A Swiss national, sixty-one-year-old Ernard Gerber, who was arrested and charged with several firearms and ammunition related offences, has been set free.
Magistrate Asquith Riviere upheld submissions put forward by defense counsel Wayne Norde who asked that the charges be dismissed because the prosecution had failed to prove their case.
Gerber, a former soldier and his Swiss girlfriend, Brigitte Muller, were charged with having an assault rifle, one brown carbine rifle without being the holder of a firearm import license as well as 80 rounds of 7.5 mm ammunition, 97 rounds of 9mm ammunition, 4 rounds of .22 ammunition, 5 rounds of 7.5 ammunition and 100 rounds of .22 ammunition without a valid license.
Gerber pleaded guilty to all seven charges while his girlfriend pleaded not guilty. The prosecution then decided to withdraw the charges against his girlfriend while proceeding with the charges against him.
On October 18, 2019, a 20-foot container with items belonging to Gerber was opened by customs in Jimmit where he resides. Upon inspection, the assault rifle and carbine rifle along with 97 rounds of 9mm ammunition and 4 rounds of .22 ammunition were discovered. They were not declared by him and customs seized them and reported the matter to the police. On October 26, 2019, the police, armed with a search warrant, went to the home of Gerber and his girlfriend in search of “illegal firearm and ammunition.” They found 100 rounds of .22 ammunition and 5 rounds of 7.5 ammunition. He admitted all the ammunition belonged to him.
However, Gerber’s defense attorneys, Wayne Norde asked that the charges be dismissed since the prosecution had failed to prove its case.
“From the facts presented by the prosecution; they did not prove if the defendant had a valid license. He was not asked if he had one and they did not inquire…no checks were made by the police to find out if he had a firearms license,” Norde told the court.

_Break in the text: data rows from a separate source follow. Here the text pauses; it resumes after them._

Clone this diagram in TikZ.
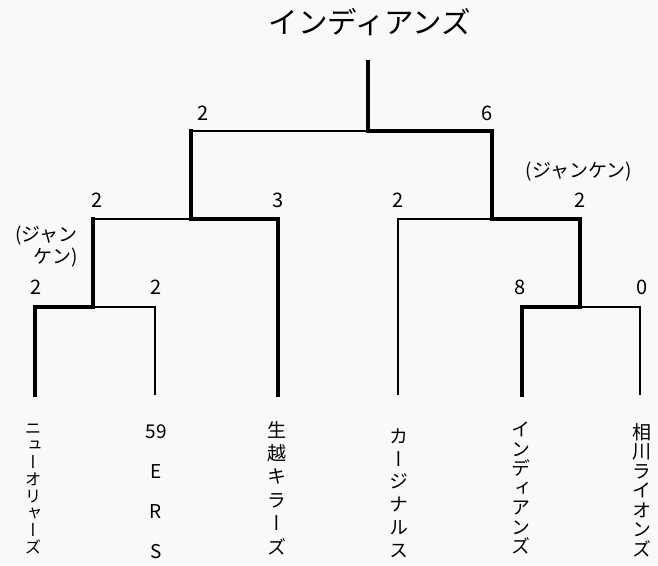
\documentclass[tikz,border=0pt]{standalone}
\usepackage{fontspec}
\setmainfont{Noto Sans CJK JP}
\newfontfamily\tate[RawFeature={+vert}]{Noto Sans CJK JP}
\usepackage{tikz}
\usetikzlibrary{positioning}
\tikzset{loser/.style={line width=1.2pt}}
\tikzset{winner/.style={line width=3.6pt,line cap=rect}}
\tikzset{score/.style={inner sep=0pt,font=\fontsize{20}{20}\selectfont}}
\tikzset{team/.style 2 args={inner sep=0pt,align=center,font=\tate\fontsize{#1}{#2}\selectfont}}

\begin{document}
\begin{tikzpicture}[x=1pt,y=-1pt]
\fill[gray!5] (0,0) rectangle (658,565);
\useasboundingbox (0,0) rectangle (658,565);
\coordinate (l1) at (35,395);
\coordinate (l2) at (155,395);
\coordinate (l3) at (278,395);
\coordinate (l4) at (398,395);
\coordinate (l5) at (522,395);
\coordinate (l6) at (640,395);
\coordinate (m1) at (93,307);
\coordinate (m2) at (580,307);
\coordinate (s1) at (191,219);
\coordinate (s2) at (492,219);
\coordinate (f) at (368,131);
\coordinate (top) at (368,62);
\node[font=\fontsize{29.5}{29.5}\selectfont] (champ) at (370,22) {インディアンズ};
% losers
\draw[loser] (l2) |- (m1);
\draw[loser] (l6) |- (m2);
\draw[loser] (l4) |- (s2);
\draw[loser] (m1 |- s1) -- (s1);
\draw[loser] (s1 |- f) -- (f);
% winners
\draw[winner] (l1) |- (m1) -- (m1 |- s1);
\draw[winner] (l3) |- (s1) -- (s1 |- f);
\draw[winner] (l5) |- (m2) |- (s2) |- (f) -- (top);
\node[score] (sf1) at (203,113) {2};
\node[score] (sf2) at (487,113) {6};
\node[score] (ss1) at (97,200) {2};
\node[score] (ss2) at (278,200) {3};
\node[score] (ss3) at (398,200) {2};
\node[score] (ss4) at (580,200) {2};
\node[score] (sm1) at (36,287) {2};
\node[score] (sm2) at (156,287) {2};
\node[score] (sm3) at (520,287) {8};
\node[score] (sm4) at (642,287) {0};
\node[inner sep=0pt,font=\fontsize{19}{19}\selectfont] (jr) at (579,172) {(ジャンケン)};
\node[inner sep=0pt,align=right,anchor=east,font=\fontsize{19}{22}\selectfont] (jl) at (78,247) {(ジャン\\ケン)};
\node[team={16.5}{17}] (t1) at (33,489) {ニ\\ュ\\ー\\オ\\リ\\ャ\\ー\\ズ};
\node[team={19}{40}] (t2) at (156,492) {59\\E\\R\\S};
\node[team={19}{23.4}] (t3) at (277,488) {生\\越\\キ\\ラ\\ー\\ズ};
\node[team={19}{22.8}] (t4) at (399,493) {カ\\ー\\ジ\\ナ\\ル\\ス};
\node[team={19}{19.5}] (t5) at (521,488) {イ\\ン\\デ\\ィ\\ア\\ン\\ズ};
\node[team={19}{19.5}] (t6) at (642,490) {相\\川\\ラ\\イ\\オ\\ン\\ズ};
\end{tikzpicture}
\end{document}
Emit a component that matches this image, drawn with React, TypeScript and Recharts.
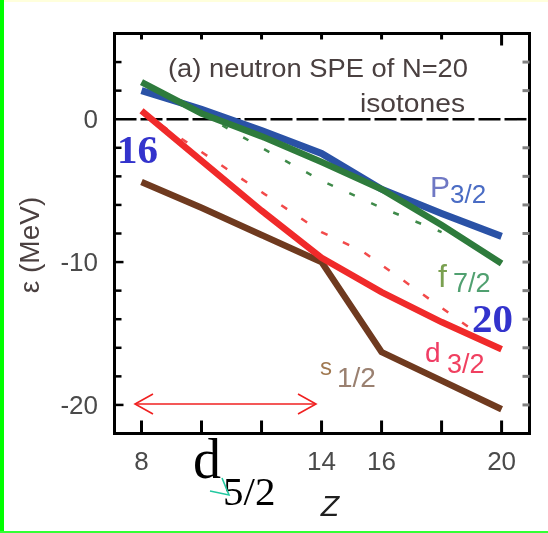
import React from 'react';
import { LineChart, Line, XAxis, YAxis, ReferenceLine } from 'recharts';

// Z of the N=20 isotones
const zValues = [8, 10, 12, 14, 16, 18, 20];
// single-particle energies (MeV)
const p32 = [2.0, 0.7, -0.8, -2.4, -4.9, -6.6, -8.2];
const f72 = [2.6, 0.4, -1.2, -3.0, -4.9, -7.4, -10.1];
const d32 = [0.6, -2.9, -6.4, -9.7, -12.1, -14.2, -16.1];
const s12 = [-4.4, -6.2, -8.1, -10.0, -16.3, -18.3, -20.3];
// dotted f7/2 and dashed d3/2 curves
const f72DottedZ = [10, 12, 14, 16, 18];
const f72Dotted = [0.4, -2.0, -4.3, -6.2, -7.9];
const d32DashedZ = [8, 10, 12, 14, 15.4, 18, 19];
const d32Dashed = [0.5, -2.3, -5.1, -7.9, -9.3, -13.2, -14.7];

const xTicks = [8, 10, 12, 14, 16, 18, 20];
const xLabels = [8, 14, 16, 20];
const yTicks = [-20, -18, -16, -14, -12, -10, -8, -6, -4, -2, 0, 2, 4];
const yLabels = [0, -10, -20];
const rightTicks = [-20, -18, -16, -14, -12, -10, -8, -6, -4, -2, 2, 4];

const mainData = zValues.map((z, i) => ({ z, p: p32[i], f: f72[i], d: d32[i], s: s12[i] }));
const dottedData = f72DottedZ.map((z, i) => ({ z, v: f72Dotted[i] }));
const dashedData = d32DashedZ.map((z, i) => ({ z, v: d32Dashed[i] }));

const SANS = '"Liberation Sans", Arial, sans-serif';
const SERIF = '"Liberation Serif", "Times New Roman", serif';

const BottomTick = (props: any) => {
  const { x, y, payload } = props;
  const v = payload.value;
  return (
    <g>
      <line x1={x} y1={y} x2={x} y2={y - 13} stroke="#000" strokeWidth={3} />
      {xLabels.includes(v) && (
        <text x={x} y={y + 36.5} textAnchor="middle" fontFamily={SANS} fontSize={26} fill="#4a4a4a">
          {v}
        </text>
      )}
    </g>
  );
};

const TopTick = (props: any) => {
  const { x, y, payload } = props;
  const len = payload.value === 20 ? 12 : 6;
  return <line x1={x} y1={y} x2={x} y2={y + len} stroke="#000" strokeWidth={3} />;
};

const LeftTick = (props: any) => {
  const { x, y, payload } = props;
  const v = payload.value;
  const len = v === -10 || v === -20 ? 9 : 7;
  return (
    <g>
      {v !== 0 && <line x1={x} y1={y} x2={x + len} y2={y} stroke="#000" strokeWidth={2.5} />}
      {yLabels.includes(v) && (
        <text x={x - 16.5} y={y + 9} textAnchor="end" fontFamily={SANS} fontSize={26} fill="#4a4a4a">
          {v}
        </text>
      )}
    </g>
  );
};

const RightTick = (props: any) => {
  const { x, y } = props;
  return <line x1={x - 7} y1={y} x2={x} y2={y} stroke="#808080" strokeWidth={3} />;
};

const axisLineStyle = { stroke: '#000', strokeWidth: 3, strokeLinecap: 'square' as const };

export default function App() {
  return (
    <div style={{ position: 'relative', width: 540, height: 525 }}>
      <div style={{ position: 'fixed', left: 0, top: 0, width: 4, height: 533, background: '#00ff00' }} />
      <div style={{ position: 'fixed', left: 0, top: 531, width: 548, height: 2, background: '#33ff33' }} />
      <div style={{ position: 'fixed', left: 4, top: 0, width: 544, height: 2, background: '#ffffdc' }} />
      <LineChart
        width={540}
        height={525}
        data={mainData}
        margin={{ top: 15.5, right: 8.5, bottom: 39.5, left: 46.5 }}
      >
        <XAxis
          xAxisId="bottom"
          dataKey="z"
          type="number"
          domain={[7.1, 20.93]}
          allowDataOverflow
          ticks={xTicks}
          interval={0}
          tickLine={false}
          tickSize={0}
          tickMargin={0}
          axisLine={axisLineStyle}
          tick={BottomTick}
          height={60}
        />
        <XAxis
          xAxisId="top"
          orientation="top"
          dataKey="z"
          type="number"
          domain={[7.1, 20.93]}
          allowDataOverflow
          ticks={xTicks}
          interval={0}
          tickLine={false}
          tickSize={0}
          tickMargin={0}
          axisLine={axisLineStyle}
          tick={TopTick}
          height={10}
        />
        <YAxis
          yAxisId="left"
          type="number"
          domain={[-22, 6]}
          allowDataOverflow
          ticks={yTicks}
          interval={0}
          tickLine={false}
          tickSize={0}
          tickMargin={0}
          axisLine={axisLineStyle}
          tick={LeftTick}
          width={60}
        />
        <YAxis
          yAxisId="right"
          orientation="right"
          type="number"
          domain={[-22, 6]}
          allowDataOverflow
          ticks={rightTicks}
          interval={0}
          tickLine={false}
          tickSize={0}
          tickMargin={0}
          axisLine={axisLineStyle}
          tick={RightTick}
          width={10}
        />
        <ReferenceLine
          xAxisId="bottom"
          yAxisId="left"
          y={0}
          stroke="#000"
          strokeWidth={2.5}
          strokeDasharray="22 4"
        />
        <Line xAxisId="bottom" yAxisId="left" dataKey="s" stroke="#6f3a1f" strokeWidth={6.5} dot={false} isAnimationActive={false} />
        <Line xAxisId="bottom" yAxisId="left" data={dashedData} dataKey="v" stroke="#f24a4a" strokeWidth={2.5} strokeDasharray="7 17" dot={false} isAnimationActive={false} />
        <Line xAxisId="bottom" yAxisId="left" dataKey="d" stroke="#f02a2a" strokeWidth={6.5} dot={false} isAnimationActive={false} />
        <Line xAxisId="bottom" yAxisId="left" data={dottedData} dataKey="v" stroke="#3f8a4a" strokeWidth={2.5} strokeDasharray="6 18" dot={false} isAnimationActive={false} />
        <Line xAxisId="bottom" yAxisId="left" dataKey="p" stroke="#2a52a6" strokeWidth={7} dot={false} isAnimationActive={false} />
        <Line xAxisId="bottom" yAxisId="left" dataKey="f" stroke="#2e7b3c" strokeWidth={6.5} dot={false} isAnimationActive={false} />
      </LineChart>
      <svg
        width={540}
        height={525}
        style={{ position: 'absolute', left: 0, top: 0, pointerEvents: 'none', overflow: 'visible' }}
      >
        <text x={160} y={69} fontFamily={SANS} fontSize={25} fill="#4a4040" textLength={300} lengthAdjust="spacingAndGlyphs">
          (a) neutron SPE of N=20
        </text>
        <text x={352} y={104} fontFamily={SANS} fontSize={25} fill="#4a4040" textLength={105} lengthAdjust="spacingAndGlyphs">
          isotones
        </text>
        <text x={109} y={155} fontFamily={SERIF} fontWeight="bold" fontSize={41} fill="#3333cc">16</text>
        <text x={464} y={324} fontFamily={SERIF} fontWeight="bold" fontSize={41} fill="#3333cc">20</text>

        <text x={422} y={189} fontFamily={SANS} fontSize={30} fill="#6f78c4">P</text>
        <text x={442} y={195} fontFamily={SANS} fontSize={26} fill="#4a6cc4">3/2</text>

        <text x={430} y={279} fontFamily={SANS} fontSize={32} fill="#7aa050">f</text>
        <text x={445} y={284} fontFamily={SANS} fontSize={27} fill="#50a070">7/2</text>

        <text x={417} y={354} fontFamily={SANS} fontSize={28} fill="#f03c64">d</text>
        <text x={439} y={365} fontFamily={SANS} fontSize={27} fill="#f04060">3/2</text>

        <text x={312} y={367} fontFamily={SANS} fontSize={24} fill="#a07850">s</text>
        <text x={329} y={379} fontFamily={SANS} fontSize={28} fill="#9a8070">1/2</text>

        <text x={185} y={470} fontFamily={SERIF} fontSize={56} fill="#000">d</text>
        <text x={215} y={497} fontFamily={SERIF} fontSize={41} fill="#000">5/2</text>
        <polyline points="202,483 221,487 214,470" fill="none" stroke="#22c8a0" strokeWidth={1.6} />

        <line x1={127} y1={396} x2={308} y2={396} stroke="#f02020" strokeWidth={1.6} />
        <polyline points="145,386 127,396 145,406" fill="none" stroke="#f02020" strokeWidth={1.6} />
        <polyline points="290,386 308,396 290,406" fill="none" stroke="#f02020" strokeWidth={1.6} />

        <text
          x={21}
          y={237}
          transform="rotate(-90 21 237)"
          textAnchor="middle"
          dominantBaseline="central"
          fontFamily={SANS}
          fontSize={28}
          fill="#4a4040"
        >
          ε (MeV)
        </text>
        <text x={322} y={508} textAnchor="middle" fontFamily={SANS} fontStyle="italic" fontSize={30} fill="#202020">
          Z
        </text>
      </svg>
    </div>
  );
}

He continued, “The burden is on the prosecution to prove its complaint as charged and they have failed, hence in the circumstances, the matter should be dismissed.”
But in response, the prosecution headed by Sergeant Innocent Toussaint told the court that having a license is a strict liability.
“The prosecution produced evidence that the firearm was found in possession of the defendant from a container he imported into the state. He did not declare those to customs; a search conducted at his home in Jimmit by the police resulted in ammunition being found. He did not show or said he had a firearm and or ammunition license,” Toussaint stated.
In his ruling, Magistrate Riviere explained that the law is clear.
“A person who is charged is innocent until proven guilty and the prosecution must prove every element of the alleged offense or charge,” he posited.
“He was not asked if he has a firearm and or ammunition license…the police was supposed to ask. The burden of proving its case never shifts and if they fail to prove, the case falls, notwithstanding the guilty plea,” Riviere stated.
The police he said never asked Gerber if he had a firearm license and so he said nothing.
“The court is not at liberty to assume…the prosecution must prove its case, he is under no obligation to provide incriminating evidence against him. In criminal law, there is no room for speculation,” the Magistrate said.
He continued, “In the circumstances, I am satisfied that the prosecution failed in its un-shifting duty to prove its case beyond reasonable doubt. The charges are therefore dismissed.”
The firearms and ammunition were forfeited to the State.